Interpreting 300

by Chris Bodenner

A reader writes:

As I'm sure many comic fans are writing in to tell you regarding this reader's email, the monstrous and orientalized depiction of the Persians in the film 300 is right out of the comic of the same name, written and drawn by Frank Miller.  I have no idea if Miller read Shanameh, before or since making 300, but his bizarre, grotesque, homoerotic Xerxes is all his own, for better or for worse.

The blockbuster film did cause some controversy when it was released in the spring of '07. The Ahmadinejad regime called it "part of a comprehensive U.S. psychological war aimed at Iranian culture." Touraj Daryaee, a professor of Ancient Studies, had a considerably calmer critique:

What do you get when you take all the “misfits” that inhabit the collective psyche of the white American establishment and put them together in the form of a cartoonish invading army from the East coming to take your freedom away? Then add a horde of Black people, deformed humans who are the quintessential opposite of the fashion journal images, a bunch of veiled towel-heads who remind us of Iraqi insurgents, a group of black cloaked Ninja-esque warriors who look like Taliban trainees, and men and women with body and facial piercings who are either angry, irrational, or sexually deviant. All this headed by a homosexual king (Xerxes) who leads this motley but vast group of “slaves” known as the Persian army against the 300 handsomely sculpted men of Sparta who appear to have been going to LA (or Montreal) gyms devotedly, who fight for freedom and their way of life, and who at times look like the Marine Corps advertisements on TV? You get the movie “300.”

He then provides some useful historical context:

[T]he Persians had no plan or desire to go into Europe. The tiny Greek archipelago was probably almost beneath the notice of the Persian king. But then an Athenian attack on a major  Persian province, which culminated in the sacking and burning of the city of Sardis, naturally alarmed the Persians. It is this destructive event that started what is known as the Greco-Persian Wars. It was not an unprovoked Persian invasion of Greece.
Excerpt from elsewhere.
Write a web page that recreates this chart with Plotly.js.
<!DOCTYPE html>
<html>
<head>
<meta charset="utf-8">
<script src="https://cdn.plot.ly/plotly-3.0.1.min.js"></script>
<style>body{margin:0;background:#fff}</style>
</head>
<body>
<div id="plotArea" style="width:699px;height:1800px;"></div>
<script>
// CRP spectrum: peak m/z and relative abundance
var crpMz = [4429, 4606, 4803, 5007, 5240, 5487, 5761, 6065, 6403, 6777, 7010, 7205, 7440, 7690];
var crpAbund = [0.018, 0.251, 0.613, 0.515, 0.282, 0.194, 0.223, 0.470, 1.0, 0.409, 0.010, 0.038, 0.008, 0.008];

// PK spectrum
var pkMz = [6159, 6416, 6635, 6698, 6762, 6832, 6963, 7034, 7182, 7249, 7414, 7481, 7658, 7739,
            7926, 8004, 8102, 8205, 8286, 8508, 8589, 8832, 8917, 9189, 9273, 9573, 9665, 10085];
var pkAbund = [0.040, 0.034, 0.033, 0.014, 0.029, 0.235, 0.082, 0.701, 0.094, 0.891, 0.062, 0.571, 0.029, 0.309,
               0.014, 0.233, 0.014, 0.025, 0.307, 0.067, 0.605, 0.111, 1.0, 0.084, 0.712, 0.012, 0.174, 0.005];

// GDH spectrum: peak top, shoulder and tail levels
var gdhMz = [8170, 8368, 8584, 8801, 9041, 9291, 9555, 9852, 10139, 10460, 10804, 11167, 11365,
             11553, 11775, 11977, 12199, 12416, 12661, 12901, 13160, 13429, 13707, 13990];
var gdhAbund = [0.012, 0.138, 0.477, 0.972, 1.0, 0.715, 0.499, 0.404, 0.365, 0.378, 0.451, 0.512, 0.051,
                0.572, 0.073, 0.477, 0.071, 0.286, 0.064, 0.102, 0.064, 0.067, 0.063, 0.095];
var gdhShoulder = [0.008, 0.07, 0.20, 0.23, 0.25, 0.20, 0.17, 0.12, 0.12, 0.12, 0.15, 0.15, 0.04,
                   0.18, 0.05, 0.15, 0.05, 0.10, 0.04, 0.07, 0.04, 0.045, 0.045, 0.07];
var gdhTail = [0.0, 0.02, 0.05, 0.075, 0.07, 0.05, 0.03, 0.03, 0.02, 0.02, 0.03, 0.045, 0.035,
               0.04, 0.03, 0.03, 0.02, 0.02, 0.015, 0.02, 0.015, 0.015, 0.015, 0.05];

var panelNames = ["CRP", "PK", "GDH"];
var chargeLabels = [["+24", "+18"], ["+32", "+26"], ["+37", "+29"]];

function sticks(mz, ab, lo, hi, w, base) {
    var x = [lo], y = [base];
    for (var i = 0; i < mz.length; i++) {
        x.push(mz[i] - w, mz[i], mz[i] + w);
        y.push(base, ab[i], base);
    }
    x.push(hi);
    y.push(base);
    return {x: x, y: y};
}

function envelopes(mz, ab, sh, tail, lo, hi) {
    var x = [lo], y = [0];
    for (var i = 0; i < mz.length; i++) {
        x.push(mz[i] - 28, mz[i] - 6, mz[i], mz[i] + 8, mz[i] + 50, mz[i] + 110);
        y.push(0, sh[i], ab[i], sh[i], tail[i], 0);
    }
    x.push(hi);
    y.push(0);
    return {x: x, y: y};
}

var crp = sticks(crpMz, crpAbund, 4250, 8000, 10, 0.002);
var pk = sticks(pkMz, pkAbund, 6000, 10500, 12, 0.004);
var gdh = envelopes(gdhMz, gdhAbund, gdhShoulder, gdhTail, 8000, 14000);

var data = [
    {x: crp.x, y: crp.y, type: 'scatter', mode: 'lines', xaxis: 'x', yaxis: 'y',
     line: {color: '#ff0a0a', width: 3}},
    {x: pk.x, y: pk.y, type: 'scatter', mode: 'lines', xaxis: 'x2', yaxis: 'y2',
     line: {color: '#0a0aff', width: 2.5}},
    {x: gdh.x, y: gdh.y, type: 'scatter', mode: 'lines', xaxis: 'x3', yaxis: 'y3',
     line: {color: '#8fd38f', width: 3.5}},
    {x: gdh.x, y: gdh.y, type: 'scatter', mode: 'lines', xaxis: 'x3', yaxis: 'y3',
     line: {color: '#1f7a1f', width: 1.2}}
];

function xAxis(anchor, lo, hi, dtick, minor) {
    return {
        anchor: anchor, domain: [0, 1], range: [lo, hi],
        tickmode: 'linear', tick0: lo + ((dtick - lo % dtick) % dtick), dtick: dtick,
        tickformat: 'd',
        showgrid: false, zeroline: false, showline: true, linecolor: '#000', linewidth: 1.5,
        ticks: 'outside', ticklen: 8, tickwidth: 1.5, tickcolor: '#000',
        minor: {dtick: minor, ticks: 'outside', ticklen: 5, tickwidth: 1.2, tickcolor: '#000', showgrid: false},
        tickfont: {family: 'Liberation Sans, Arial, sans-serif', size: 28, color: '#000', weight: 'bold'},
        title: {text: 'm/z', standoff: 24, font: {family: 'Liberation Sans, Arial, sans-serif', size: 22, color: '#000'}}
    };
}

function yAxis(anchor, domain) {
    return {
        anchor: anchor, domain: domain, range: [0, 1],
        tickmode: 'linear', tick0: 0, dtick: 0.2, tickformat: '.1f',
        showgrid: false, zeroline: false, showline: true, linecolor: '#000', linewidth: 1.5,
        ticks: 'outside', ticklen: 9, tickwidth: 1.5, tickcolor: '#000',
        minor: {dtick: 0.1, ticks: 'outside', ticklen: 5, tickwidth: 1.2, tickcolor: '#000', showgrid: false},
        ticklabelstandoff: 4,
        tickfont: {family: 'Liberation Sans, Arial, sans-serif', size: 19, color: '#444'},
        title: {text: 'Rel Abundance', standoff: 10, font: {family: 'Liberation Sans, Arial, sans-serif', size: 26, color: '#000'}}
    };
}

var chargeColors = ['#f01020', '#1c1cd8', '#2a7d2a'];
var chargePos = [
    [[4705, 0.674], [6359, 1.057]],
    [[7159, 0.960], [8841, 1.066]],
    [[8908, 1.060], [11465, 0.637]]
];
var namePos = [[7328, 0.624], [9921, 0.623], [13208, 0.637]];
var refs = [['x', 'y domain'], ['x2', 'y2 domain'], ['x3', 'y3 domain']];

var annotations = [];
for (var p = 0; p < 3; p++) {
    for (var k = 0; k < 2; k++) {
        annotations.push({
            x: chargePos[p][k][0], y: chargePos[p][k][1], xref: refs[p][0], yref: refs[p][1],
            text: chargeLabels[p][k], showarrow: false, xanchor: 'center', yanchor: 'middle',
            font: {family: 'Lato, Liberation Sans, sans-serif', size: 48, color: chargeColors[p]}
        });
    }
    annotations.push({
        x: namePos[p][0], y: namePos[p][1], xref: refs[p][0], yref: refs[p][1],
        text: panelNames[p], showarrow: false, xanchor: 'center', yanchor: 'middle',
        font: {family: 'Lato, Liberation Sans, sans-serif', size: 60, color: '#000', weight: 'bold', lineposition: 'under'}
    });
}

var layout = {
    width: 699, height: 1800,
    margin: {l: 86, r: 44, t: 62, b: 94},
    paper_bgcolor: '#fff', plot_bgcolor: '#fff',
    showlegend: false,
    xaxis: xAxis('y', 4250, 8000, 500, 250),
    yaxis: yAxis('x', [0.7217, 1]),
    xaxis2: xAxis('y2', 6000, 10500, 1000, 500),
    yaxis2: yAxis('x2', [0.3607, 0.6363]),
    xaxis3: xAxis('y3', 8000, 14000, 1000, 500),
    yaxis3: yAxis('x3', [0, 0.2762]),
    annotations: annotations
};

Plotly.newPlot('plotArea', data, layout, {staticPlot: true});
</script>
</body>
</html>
Nor did Aristagoras start this trouble for “freedom” or “democracy,” but rather as step in his intrigue to take control of another Greek city (Naxos) on the Anatolian coast. The Athenians did not bring freedom or democracy to Sardis either. It was burnt and looted. [...T]he subsequent battle between Xerxes and the Greeks is taken out of context, manipulated, and the freedom-loving, democratic Greeks are set against the slave empire of Achaemenid Persia. Is this is a fair and balanced view of history?
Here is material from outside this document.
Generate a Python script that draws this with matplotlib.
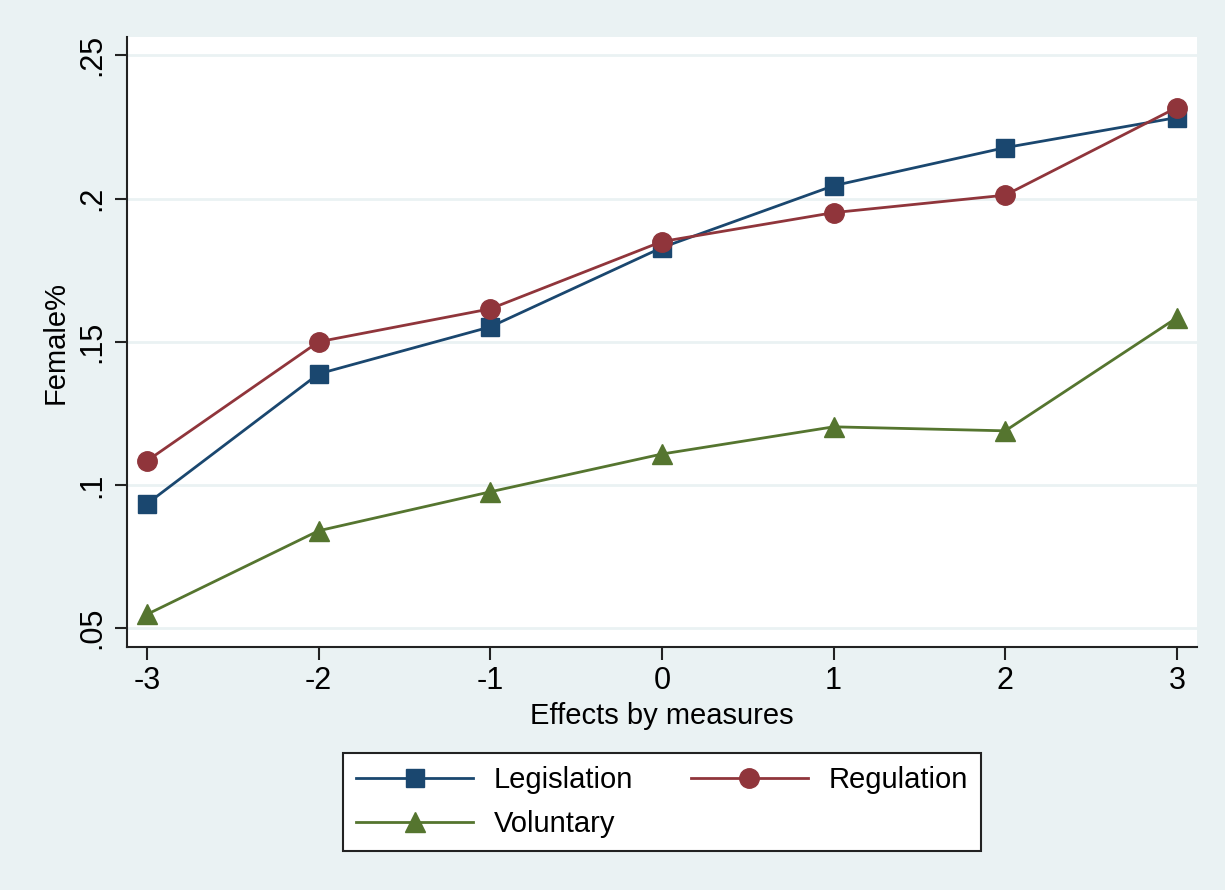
import matplotlib.pyplot as plt

plt.rcParams['font.family'] = ['Liberation Sans', 'DejaVu Sans']

# data
x = [-3, -2, -1, 0, 1, 2, 3]
legislation = [0.0934, 0.1388, 0.1552, 0.1829, 0.2045, 0.2178, 0.2283]
regulation = [0.1084, 0.1500, 0.1615, 0.1850, 0.1951, 0.2012, 0.2318]
voluntary = [0.0548, 0.0840, 0.0976, 0.1108, 0.1203, 0.1189, 0.1584]

yticks = [0.05, 0.10, 0.15, 0.20, 0.25]
ytick_labels = [".05", ".1", ".15", ".2", ".25"]

bg = '#EAF2F3'
navy = '#1A476F'
maroon = '#90353B'
green = '#55752F'

fig = plt.figure(figsize=(12.25, 8.9), dpi=100, facecolor=bg)
ax = fig.add_axes([0.1037, 0.273, 0.8733, 0.685])
ax.set_facecolor('white')

for yv in yticks:
    ax.axhline(yv, color=bg, lw=2, zorder=0)

l1, = ax.plot(x, legislation, color=navy, lw=2, marker='s', ms=13, label='Legislation')
l2, = ax.plot(x, regulation, color=maroon, lw=2, marker='o', ms=14, label='Regulation')
l3, = ax.plot(x, voluntary, color=green, lw=2, marker='^', ms=15, label='Voluntary')

ax.set_xlim(-3.116, 3.116)
ax.set_ylim(0.0434, 0.2563)
ax.set_xticks(x)
ax.set_xticklabels([str(v) for v in x], fontsize=22)
ax.set_yticks(yticks)
ax.set_yticklabels(ytick_labels, fontsize=22, rotation=90, va='center')

for s in ['top', 'right']:
    ax.spines[s].set_visible(False)
for s in ['left', 'bottom']:
    ax.spines[s].set_linewidth(1.5)
    ax.spines[s].set_color('#222222')
ax.tick_params(axis='both', length=9, width=1.5, color='#222222', pad=5)

ax.set_xlabel('Effects by measures', fontsize=21, labelpad=4)
ax.set_ylabel('Female%', fontsize=21, labelpad=6)

leg = ax.legend([l1, l3, l2], ['Legislation', 'Voluntary', 'Regulation'],
                ncol=2, loc='upper center', bbox_to_anchor=(0.5, -0.15),
                fontsize=21, frameon=True, fancybox=False, edgecolor='#222222',
                handlelength=4.0, columnspacing=2.0, borderpad=0.45,
                labelspacing=0.55, handletextpad=0.7, framealpha=1)
leg.get_frame().set_linewidth(1.5)

fig.savefig('out.png', dpi=100, facecolor=bg)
I also found this passage about the role of women interesting:

The sentence [in the film] “We are the mothers of men” was actually never said to the Persians in history, but rather was part of a completely Greek debate on the position of women, regarding the fact that Athenian women were forced to stay in the andron (inner sanctum of the house) so that their reputations would not be tarnished. Spartan women were different than the Athenian women, but Persian women of this period had more freedoms than either the Spartans or Athenians and interceded not only in political matters, but also joined with the army, owned property, and ran businesses. The only time Persian women are shown in the film is as the usual fanciful Odaliskic Oriental women who do nothing but crawl on the ground, perform sexual acrobatics to fool the Western man, or just swarm around the water-pipe, high and happy.
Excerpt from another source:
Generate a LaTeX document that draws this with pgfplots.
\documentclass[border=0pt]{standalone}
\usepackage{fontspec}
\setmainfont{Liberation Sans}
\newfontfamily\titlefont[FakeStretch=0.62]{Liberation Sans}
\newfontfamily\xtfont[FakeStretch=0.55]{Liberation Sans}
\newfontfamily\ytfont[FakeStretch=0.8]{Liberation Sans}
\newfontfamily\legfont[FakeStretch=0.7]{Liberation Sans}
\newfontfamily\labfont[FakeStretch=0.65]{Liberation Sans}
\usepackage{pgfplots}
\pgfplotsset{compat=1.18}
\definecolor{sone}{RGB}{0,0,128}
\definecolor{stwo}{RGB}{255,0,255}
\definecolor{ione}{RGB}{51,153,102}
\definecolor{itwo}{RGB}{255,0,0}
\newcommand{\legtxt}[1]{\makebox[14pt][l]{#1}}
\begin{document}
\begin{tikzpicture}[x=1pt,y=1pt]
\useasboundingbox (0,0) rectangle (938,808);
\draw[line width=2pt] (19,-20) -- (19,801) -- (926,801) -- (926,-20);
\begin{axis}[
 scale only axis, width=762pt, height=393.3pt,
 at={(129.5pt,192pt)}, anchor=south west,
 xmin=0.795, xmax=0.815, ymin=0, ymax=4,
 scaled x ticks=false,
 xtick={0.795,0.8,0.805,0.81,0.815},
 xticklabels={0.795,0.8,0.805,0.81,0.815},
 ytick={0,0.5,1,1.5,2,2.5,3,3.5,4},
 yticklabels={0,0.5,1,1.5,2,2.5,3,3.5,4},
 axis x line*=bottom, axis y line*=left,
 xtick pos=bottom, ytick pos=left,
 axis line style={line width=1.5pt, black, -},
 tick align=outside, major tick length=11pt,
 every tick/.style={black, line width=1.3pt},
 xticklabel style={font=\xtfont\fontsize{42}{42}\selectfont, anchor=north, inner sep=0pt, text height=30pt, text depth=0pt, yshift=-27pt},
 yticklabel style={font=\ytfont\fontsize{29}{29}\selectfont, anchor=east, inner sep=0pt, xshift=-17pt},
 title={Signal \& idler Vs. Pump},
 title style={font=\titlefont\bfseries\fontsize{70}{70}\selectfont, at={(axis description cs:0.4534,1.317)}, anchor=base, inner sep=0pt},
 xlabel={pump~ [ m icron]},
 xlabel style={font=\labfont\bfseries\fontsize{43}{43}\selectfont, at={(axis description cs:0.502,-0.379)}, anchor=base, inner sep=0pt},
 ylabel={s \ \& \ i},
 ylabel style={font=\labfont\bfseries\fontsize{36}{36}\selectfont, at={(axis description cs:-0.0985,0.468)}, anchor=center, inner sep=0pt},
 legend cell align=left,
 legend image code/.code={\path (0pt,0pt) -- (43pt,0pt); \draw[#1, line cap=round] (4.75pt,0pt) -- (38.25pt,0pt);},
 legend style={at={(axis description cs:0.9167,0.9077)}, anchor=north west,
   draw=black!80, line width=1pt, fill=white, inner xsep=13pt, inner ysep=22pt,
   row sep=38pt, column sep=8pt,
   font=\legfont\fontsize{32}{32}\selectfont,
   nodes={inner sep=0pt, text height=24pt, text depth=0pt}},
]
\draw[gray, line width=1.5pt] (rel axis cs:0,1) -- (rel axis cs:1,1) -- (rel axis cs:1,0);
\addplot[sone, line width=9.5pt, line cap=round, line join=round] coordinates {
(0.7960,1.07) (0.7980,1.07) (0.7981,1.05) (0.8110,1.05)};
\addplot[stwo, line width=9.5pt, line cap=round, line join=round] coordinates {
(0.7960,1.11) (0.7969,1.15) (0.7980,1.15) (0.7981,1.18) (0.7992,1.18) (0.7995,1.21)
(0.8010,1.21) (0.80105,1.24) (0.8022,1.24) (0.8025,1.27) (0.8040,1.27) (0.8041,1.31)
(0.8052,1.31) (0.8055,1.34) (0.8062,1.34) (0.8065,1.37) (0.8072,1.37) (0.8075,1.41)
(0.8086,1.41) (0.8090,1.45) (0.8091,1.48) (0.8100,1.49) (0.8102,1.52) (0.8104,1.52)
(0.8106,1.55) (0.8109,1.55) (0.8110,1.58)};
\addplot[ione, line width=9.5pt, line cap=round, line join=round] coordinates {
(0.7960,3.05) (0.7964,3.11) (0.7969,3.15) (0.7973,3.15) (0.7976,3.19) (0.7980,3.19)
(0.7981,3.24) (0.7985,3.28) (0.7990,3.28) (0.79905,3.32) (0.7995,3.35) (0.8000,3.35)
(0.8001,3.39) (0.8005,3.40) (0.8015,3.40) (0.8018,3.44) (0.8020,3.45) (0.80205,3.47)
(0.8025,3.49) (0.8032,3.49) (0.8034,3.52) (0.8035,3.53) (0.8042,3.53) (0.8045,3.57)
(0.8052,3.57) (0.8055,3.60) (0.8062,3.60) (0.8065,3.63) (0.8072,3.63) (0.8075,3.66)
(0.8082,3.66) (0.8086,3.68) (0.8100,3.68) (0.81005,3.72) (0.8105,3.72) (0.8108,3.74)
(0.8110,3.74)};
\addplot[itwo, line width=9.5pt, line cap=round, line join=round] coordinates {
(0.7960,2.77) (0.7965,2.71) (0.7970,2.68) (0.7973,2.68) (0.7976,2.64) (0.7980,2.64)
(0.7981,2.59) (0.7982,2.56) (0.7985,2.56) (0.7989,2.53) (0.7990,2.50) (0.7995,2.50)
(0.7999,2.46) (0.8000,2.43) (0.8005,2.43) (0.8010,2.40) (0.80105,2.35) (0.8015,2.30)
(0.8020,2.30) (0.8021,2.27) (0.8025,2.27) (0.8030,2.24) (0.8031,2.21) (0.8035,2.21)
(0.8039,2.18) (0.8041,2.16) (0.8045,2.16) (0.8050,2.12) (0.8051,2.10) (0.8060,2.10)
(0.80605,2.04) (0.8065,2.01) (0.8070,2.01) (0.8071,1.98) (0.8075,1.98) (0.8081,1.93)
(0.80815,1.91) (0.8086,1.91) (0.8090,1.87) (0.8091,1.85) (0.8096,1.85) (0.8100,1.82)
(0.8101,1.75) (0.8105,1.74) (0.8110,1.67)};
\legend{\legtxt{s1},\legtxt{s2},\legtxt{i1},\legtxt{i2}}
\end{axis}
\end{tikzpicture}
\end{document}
But another scholar of ancient history, N.S. Gill, shows how the film can be interpreted a much different light:

It should be noted that in the movie, Persians try to spare lives -- offering peace and power, instead. The Persians keep offering the Spartans the opportunity to become part of the Empire. Leonidas would hold power within the Empire. It is the Spartans who do the uncivilized and unthinkable when they toss the ambassadors into the bottomless put. It is the Spartans who are eager for killing. The Spartans, the losers in this battle, are the ones behaving like wild barbarians to the cultured, civilized, mostly sedate Persians. It is the rare Spartan who only in an un-Spartan emotional breakdown laments that he never told his son he loved him. It is a Spartan who rapes (or at least sodomizes) the queen, not a Persian. The Spartan ephors are described as inbred. The two traitors are Greek. The Persian allied forces dress elegantly. They are an inclusive group who don't toss their imperfect babies off a hill at birth. Et cetera.